Super Micro’s upcoming 10-for-1 stock split, effective October 1, could be the catalyst that reignites investor interest. Despite recent setbacks, the fundamentals remain strong: the company reported a 110% increase in annual sales to $14.94 billion and an 87% rise in non-GAAP earnings per share to $22.09.
Even after the sell-off, Super Micro still boasts a P/E ratio of just 20.28, which places it in an attractive position compared to the broader technology sector. The average P/E ratio for the technology sector, especially for companies involved in AI, server technology, and hardware, often ranges between 25 to 30 or even higher, depending on growth expectations.
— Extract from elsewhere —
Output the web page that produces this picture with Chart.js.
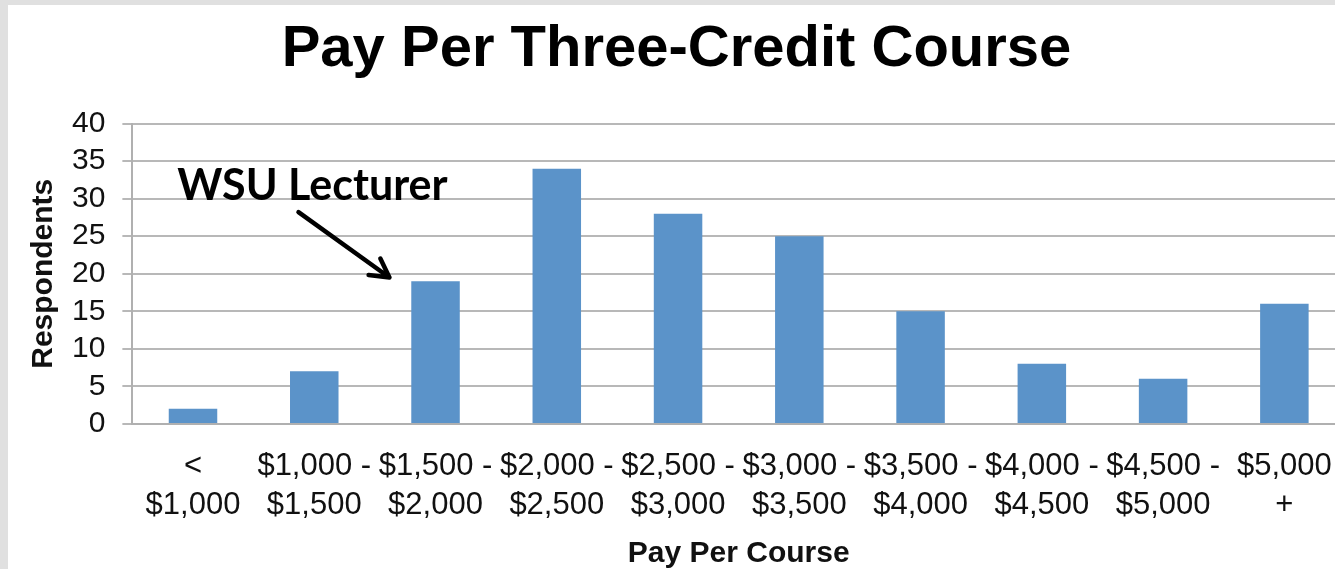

Looking ahead, the company expects Q1 2025 sales between $6 billion and $7 billion—a staggering 207% growth year-over-year at the midpoint.
With projections of earnings per share between $6.69 and $8.27, representing 118% growth, Super Micro's current pullback offers risk-tolerant investors a rare opportunity to buy before momentum returns.
Williams-Sonoma: A Luxury Retail Powerhouse on Sale
Williams-Sonoma (NYSE: WSM) trades at $131.80, significantly below its 52-week high of $174.26. Following a 2-for-1 stock split in July, the stock has dipped about 10%, but don’t let that fool you.
The fundamentals remain robust, with a gross margin of 46.2% and a P/E ratio of just 15.87, much lower than Nvidia’s lofty 50. The company recently reported an 11% increase in earnings per share to $1.74 and continues to deliver strong profitability despite headwinds in the housing market and sluggish consumer spending.
Williams-Sonoma targets affluent customers who remain resilient even in challenging economic conditions.
With the Federal Reserve likely to lower interest rates soon, the stock is primed for a rebound. While you wait, the 1.56% dividend yield provides an added incentive, making this a compelling long-term hold at a bargain price.
The Perfect Moment to Double Down on Hidden Gems
While Nvidia has been hogging the spotlight, seasoned investors are finding better opportunities in Super Micro and Williams-Sonoma.
Both stocks are trading at attractive valuations with solid fundamentals that position them for potential rebounds.
These two companies offer a unique chance to capitalize on undervalued, high-potential investments that the broader market might be overlooking.